## [WHAT YOU HAVE TO DO]
Extract the opening line of the entries and every line after it, stopping at and including the line that contains "bottom += np.array(vals)". Do not include pictures.

## [INPUT FOR THIS TASK]
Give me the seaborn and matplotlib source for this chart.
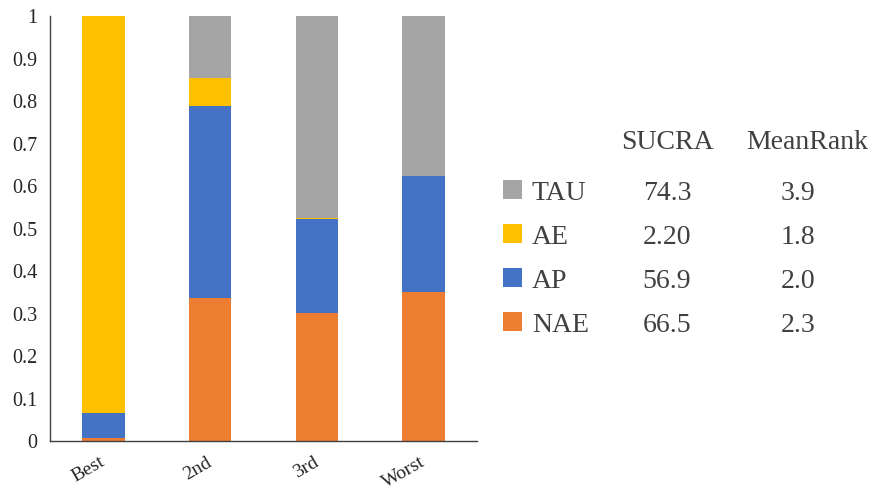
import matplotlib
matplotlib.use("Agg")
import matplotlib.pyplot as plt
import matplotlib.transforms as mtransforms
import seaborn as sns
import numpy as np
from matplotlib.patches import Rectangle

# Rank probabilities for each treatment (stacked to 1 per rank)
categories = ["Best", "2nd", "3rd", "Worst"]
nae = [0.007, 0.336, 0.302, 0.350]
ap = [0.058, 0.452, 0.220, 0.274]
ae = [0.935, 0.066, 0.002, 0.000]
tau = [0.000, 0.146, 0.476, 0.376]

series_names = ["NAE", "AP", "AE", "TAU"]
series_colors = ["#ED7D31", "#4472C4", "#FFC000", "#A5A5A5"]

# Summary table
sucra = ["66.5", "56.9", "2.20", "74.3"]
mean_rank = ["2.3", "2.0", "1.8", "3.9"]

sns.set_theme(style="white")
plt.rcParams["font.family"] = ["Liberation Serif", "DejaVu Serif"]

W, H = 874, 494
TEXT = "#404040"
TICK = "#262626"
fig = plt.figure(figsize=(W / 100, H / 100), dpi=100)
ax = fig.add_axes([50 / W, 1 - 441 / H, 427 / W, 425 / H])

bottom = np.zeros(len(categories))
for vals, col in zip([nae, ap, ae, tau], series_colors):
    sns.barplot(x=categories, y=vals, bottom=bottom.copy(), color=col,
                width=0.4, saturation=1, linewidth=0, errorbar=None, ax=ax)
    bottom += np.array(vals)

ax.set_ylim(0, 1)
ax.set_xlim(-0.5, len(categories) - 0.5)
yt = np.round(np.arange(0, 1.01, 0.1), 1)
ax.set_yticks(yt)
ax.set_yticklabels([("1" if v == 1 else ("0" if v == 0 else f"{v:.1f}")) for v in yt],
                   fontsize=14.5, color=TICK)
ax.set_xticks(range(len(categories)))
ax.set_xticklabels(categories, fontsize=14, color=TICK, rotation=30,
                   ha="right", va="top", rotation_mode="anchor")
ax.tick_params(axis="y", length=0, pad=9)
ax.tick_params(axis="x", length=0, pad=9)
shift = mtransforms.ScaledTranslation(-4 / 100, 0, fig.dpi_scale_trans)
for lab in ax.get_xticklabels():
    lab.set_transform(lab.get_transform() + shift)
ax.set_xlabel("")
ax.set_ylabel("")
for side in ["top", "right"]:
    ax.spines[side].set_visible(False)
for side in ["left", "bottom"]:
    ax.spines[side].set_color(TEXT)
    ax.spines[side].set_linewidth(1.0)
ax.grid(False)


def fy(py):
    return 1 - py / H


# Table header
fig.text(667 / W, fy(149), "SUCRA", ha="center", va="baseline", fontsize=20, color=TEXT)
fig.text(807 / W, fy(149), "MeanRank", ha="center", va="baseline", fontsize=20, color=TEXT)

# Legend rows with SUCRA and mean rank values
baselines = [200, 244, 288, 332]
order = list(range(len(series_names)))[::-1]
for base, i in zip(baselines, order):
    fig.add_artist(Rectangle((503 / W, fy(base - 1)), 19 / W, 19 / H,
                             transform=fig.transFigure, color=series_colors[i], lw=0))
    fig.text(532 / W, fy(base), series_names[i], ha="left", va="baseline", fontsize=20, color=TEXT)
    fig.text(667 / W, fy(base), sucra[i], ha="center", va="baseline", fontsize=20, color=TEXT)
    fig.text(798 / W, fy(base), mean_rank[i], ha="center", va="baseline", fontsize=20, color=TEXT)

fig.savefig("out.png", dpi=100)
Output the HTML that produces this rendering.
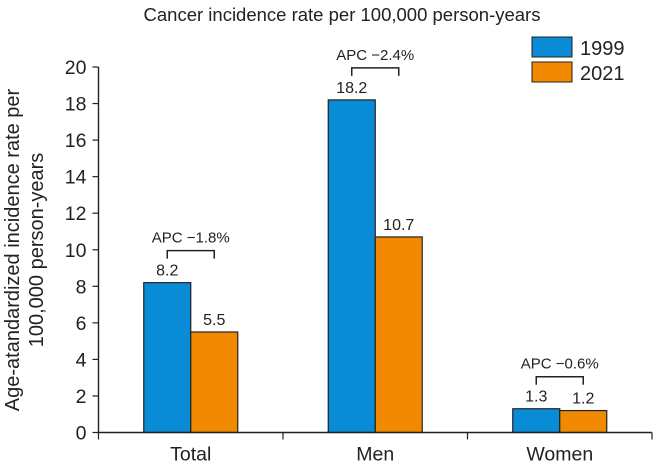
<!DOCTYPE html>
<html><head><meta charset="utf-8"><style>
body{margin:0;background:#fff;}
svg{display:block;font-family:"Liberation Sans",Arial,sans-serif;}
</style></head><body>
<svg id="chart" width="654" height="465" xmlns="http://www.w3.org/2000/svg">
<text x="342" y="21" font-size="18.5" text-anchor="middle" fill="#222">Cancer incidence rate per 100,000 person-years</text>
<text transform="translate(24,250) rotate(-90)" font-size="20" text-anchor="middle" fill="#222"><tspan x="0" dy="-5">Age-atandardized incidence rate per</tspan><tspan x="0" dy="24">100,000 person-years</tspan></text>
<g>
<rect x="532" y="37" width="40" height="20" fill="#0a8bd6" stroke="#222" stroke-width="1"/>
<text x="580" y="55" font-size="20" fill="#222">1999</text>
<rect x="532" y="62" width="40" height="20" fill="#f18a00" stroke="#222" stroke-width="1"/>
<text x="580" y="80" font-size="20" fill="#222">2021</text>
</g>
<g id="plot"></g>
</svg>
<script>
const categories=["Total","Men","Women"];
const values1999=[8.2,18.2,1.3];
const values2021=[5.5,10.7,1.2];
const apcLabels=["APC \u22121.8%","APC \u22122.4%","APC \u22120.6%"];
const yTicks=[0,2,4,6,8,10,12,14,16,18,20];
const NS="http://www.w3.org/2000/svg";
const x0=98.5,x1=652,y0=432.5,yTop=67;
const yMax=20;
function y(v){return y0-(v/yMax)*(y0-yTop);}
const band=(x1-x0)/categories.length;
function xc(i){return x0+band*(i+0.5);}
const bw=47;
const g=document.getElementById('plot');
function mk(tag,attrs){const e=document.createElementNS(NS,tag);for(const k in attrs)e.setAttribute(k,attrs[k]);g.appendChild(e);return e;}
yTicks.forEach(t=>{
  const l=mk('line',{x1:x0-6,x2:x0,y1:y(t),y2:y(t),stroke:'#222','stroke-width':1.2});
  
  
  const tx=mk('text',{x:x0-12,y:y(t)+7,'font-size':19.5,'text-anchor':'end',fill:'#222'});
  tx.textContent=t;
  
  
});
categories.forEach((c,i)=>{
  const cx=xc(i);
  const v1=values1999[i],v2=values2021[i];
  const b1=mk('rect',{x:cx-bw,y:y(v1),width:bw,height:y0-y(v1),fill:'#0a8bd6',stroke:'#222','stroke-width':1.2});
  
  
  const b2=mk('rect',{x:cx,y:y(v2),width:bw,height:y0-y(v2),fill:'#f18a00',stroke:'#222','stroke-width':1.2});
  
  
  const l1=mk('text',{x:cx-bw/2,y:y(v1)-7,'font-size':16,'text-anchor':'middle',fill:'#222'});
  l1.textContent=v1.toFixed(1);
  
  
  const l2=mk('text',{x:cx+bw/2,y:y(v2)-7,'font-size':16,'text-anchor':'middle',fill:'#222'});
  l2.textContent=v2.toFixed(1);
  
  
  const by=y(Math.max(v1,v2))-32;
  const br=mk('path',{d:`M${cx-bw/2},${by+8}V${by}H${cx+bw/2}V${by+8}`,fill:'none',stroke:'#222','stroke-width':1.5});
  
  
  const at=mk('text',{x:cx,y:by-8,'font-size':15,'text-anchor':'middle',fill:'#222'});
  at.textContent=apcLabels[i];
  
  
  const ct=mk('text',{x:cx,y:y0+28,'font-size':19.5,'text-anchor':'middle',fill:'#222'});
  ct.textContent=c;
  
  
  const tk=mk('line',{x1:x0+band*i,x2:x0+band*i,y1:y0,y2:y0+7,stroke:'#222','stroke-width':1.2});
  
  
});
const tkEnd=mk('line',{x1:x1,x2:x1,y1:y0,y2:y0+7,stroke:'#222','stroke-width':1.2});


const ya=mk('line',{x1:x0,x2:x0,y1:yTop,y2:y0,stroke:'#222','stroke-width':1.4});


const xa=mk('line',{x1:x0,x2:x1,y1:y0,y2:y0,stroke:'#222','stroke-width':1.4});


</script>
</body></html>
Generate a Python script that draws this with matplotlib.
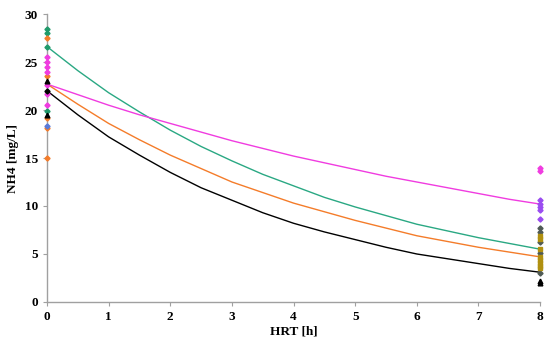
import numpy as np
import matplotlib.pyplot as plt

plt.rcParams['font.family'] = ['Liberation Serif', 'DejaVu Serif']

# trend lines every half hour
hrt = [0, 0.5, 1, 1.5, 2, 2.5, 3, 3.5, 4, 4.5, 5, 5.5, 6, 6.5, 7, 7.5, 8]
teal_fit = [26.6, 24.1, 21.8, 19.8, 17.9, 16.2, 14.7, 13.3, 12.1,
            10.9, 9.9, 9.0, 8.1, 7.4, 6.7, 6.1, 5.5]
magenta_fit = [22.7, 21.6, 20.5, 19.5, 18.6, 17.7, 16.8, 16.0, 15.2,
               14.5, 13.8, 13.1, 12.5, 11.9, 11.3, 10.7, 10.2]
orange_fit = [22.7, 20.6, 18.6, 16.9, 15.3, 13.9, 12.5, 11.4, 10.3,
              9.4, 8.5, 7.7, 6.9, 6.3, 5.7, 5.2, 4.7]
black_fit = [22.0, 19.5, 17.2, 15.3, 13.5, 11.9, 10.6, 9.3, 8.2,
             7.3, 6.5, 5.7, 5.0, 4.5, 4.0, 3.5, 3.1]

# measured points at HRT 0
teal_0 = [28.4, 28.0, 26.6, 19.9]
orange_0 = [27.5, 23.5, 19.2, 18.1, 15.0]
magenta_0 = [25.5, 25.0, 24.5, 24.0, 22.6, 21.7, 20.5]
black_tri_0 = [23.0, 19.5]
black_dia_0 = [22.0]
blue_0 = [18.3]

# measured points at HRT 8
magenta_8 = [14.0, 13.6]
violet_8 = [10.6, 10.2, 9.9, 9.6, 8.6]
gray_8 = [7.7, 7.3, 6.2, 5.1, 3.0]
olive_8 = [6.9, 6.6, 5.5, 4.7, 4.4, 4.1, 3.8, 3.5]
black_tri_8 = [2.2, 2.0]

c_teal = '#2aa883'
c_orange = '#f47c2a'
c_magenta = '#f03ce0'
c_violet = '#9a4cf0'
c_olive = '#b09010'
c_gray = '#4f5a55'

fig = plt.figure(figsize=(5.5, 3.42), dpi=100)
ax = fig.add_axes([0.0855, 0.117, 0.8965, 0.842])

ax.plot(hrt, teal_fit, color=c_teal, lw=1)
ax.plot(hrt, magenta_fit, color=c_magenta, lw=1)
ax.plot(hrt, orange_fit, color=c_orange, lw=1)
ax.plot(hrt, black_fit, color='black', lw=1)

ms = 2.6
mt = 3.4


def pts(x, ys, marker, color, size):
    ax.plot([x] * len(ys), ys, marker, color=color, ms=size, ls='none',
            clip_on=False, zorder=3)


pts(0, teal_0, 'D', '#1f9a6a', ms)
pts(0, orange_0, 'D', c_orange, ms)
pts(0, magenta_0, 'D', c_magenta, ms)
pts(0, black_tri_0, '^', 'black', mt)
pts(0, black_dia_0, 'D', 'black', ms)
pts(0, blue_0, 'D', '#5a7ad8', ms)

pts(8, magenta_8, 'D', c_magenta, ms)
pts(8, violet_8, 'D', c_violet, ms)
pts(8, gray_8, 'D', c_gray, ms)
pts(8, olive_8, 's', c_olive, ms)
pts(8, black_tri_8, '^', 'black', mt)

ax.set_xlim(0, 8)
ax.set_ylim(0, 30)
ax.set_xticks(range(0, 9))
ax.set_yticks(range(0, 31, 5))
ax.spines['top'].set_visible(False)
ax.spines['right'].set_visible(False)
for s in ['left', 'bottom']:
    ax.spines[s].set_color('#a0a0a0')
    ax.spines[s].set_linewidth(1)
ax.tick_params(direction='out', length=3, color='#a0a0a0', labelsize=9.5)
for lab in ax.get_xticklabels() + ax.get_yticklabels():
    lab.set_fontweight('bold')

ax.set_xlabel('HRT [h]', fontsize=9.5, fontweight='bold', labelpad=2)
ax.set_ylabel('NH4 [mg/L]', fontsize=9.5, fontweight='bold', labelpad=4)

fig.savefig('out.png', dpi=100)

## [EXPECTED ANSWER]
Give me the seaborn and matplotlib source for this chart.
import matplotlib
matplotlib.use("Agg")
import matplotlib.pyplot as plt
import matplotlib.transforms as mtransforms
import seaborn as sns
import numpy as np
from matplotlib.patches import Rectangle

# Rank probabilities for each treatment (stacked to 1 per rank)
categories = ["Best", "2nd", "3rd", "Worst"]
nae = [0.007, 0.336, 0.302, 0.350]
ap = [0.058, 0.452, 0.220, 0.274]
ae = [0.935, 0.066, 0.002, 0.000]
tau = [0.000, 0.146, 0.476, 0.376]

series_names = ["NAE", "AP", "AE", "TAU"]
series_colors = ["#ED7D31", "#4472C4", "#FFC000", "#A5A5A5"]

# Summary table
sucra = ["66.5", "56.9", "2.20", "74.3"]
mean_rank = ["2.3", "2.0", "1.8", "3.9"]

sns.set_theme(style="white")
plt.rcParams["font.family"] = ["Liberation Serif", "DejaVu Serif"]

W, H = 874, 494
TEXT = "#404040"
TICK = "#262626"
fig = plt.figure(figsize=(W / 100, H / 100), dpi=100)
ax = fig.add_axes([50 / W, 1 - 441 / H, 427 / W, 425 / H])

bottom = np.zeros(len(categories))
for vals, col in zip([nae, ap, ae, tau], series_colors):
    sns.barplot(x=categories, y=vals, bottom=bottom.copy(), color=col,
                width=0.4, saturation=1, linewidth=0, errorbar=None, ax=ax)
    bottom += np.array(vals)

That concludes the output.